◆ OBJECTIVE
Copy every line that mentions the word "with".

**** DATA IN THIS EXERCISE

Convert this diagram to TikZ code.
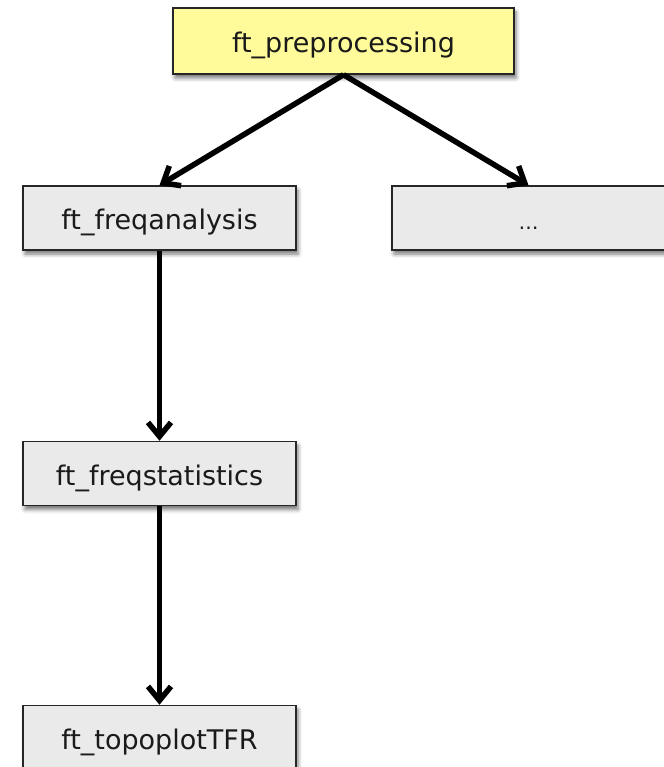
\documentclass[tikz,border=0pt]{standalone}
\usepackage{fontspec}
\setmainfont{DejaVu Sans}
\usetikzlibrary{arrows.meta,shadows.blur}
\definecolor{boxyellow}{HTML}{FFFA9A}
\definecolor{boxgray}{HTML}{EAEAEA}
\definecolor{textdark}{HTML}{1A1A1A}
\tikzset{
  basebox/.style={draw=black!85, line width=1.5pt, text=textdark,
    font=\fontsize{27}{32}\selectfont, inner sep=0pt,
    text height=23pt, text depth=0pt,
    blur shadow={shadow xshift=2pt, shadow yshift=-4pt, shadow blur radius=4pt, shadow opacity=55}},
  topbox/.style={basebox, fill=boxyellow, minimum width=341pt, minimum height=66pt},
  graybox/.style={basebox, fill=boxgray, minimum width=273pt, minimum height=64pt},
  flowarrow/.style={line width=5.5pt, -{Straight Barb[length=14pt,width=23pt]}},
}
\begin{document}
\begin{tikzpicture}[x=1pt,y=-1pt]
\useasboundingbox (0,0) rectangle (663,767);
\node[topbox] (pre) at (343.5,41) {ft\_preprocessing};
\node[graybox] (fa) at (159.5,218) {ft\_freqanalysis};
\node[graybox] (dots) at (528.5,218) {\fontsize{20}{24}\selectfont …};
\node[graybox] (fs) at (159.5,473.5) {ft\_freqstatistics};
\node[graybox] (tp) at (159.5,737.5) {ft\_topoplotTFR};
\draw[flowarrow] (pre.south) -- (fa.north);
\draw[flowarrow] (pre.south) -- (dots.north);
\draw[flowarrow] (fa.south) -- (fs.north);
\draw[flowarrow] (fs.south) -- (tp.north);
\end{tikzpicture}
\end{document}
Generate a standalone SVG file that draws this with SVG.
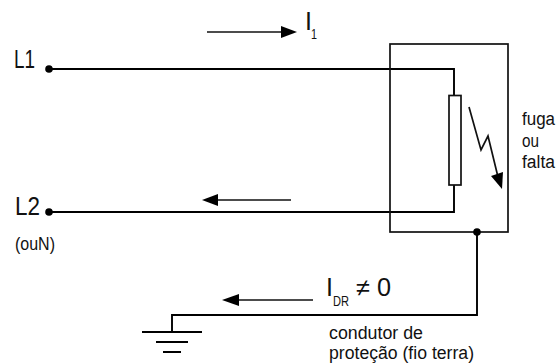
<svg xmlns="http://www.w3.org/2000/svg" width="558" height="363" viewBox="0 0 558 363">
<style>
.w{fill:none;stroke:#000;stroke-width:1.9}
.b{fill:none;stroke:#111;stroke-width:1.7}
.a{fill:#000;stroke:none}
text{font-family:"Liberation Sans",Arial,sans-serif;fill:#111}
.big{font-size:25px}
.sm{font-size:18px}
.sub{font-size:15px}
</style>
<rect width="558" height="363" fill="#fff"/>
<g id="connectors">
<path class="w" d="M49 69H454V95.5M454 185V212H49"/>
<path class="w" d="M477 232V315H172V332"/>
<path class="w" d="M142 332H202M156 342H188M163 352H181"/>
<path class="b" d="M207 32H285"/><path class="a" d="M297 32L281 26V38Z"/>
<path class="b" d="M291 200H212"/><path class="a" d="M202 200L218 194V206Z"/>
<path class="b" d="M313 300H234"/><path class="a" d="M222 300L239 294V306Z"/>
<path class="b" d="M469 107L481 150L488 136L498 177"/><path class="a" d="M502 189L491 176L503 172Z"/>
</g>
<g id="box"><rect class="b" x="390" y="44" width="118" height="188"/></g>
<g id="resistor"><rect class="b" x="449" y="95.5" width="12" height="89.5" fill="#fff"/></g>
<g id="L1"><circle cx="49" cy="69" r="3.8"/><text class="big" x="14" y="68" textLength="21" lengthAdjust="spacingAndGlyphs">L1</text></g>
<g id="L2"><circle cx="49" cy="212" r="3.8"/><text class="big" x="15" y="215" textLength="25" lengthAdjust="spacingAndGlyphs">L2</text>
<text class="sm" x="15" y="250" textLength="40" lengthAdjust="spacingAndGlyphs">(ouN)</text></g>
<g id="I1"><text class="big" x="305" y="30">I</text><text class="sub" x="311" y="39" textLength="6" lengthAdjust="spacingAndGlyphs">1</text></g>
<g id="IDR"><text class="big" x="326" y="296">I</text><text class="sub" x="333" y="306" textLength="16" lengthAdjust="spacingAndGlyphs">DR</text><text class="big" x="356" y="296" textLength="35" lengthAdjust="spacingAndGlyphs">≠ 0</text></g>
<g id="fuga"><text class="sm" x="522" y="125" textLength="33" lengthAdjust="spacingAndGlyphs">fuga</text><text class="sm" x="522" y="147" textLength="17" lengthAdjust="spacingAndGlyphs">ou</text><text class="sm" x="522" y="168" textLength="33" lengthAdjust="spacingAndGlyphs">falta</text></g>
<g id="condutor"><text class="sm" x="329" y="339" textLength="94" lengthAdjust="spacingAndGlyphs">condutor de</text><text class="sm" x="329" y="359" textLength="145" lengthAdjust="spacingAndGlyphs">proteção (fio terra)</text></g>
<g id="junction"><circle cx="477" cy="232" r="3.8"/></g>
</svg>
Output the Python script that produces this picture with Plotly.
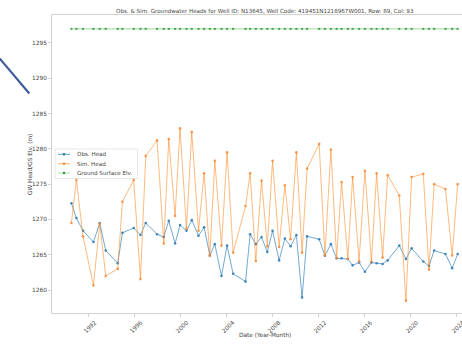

********

◆ OUTPUT BELOW
Generate a standalone SVG file that draws this with SVG.
Output the Python script that produces this picture with Plotly.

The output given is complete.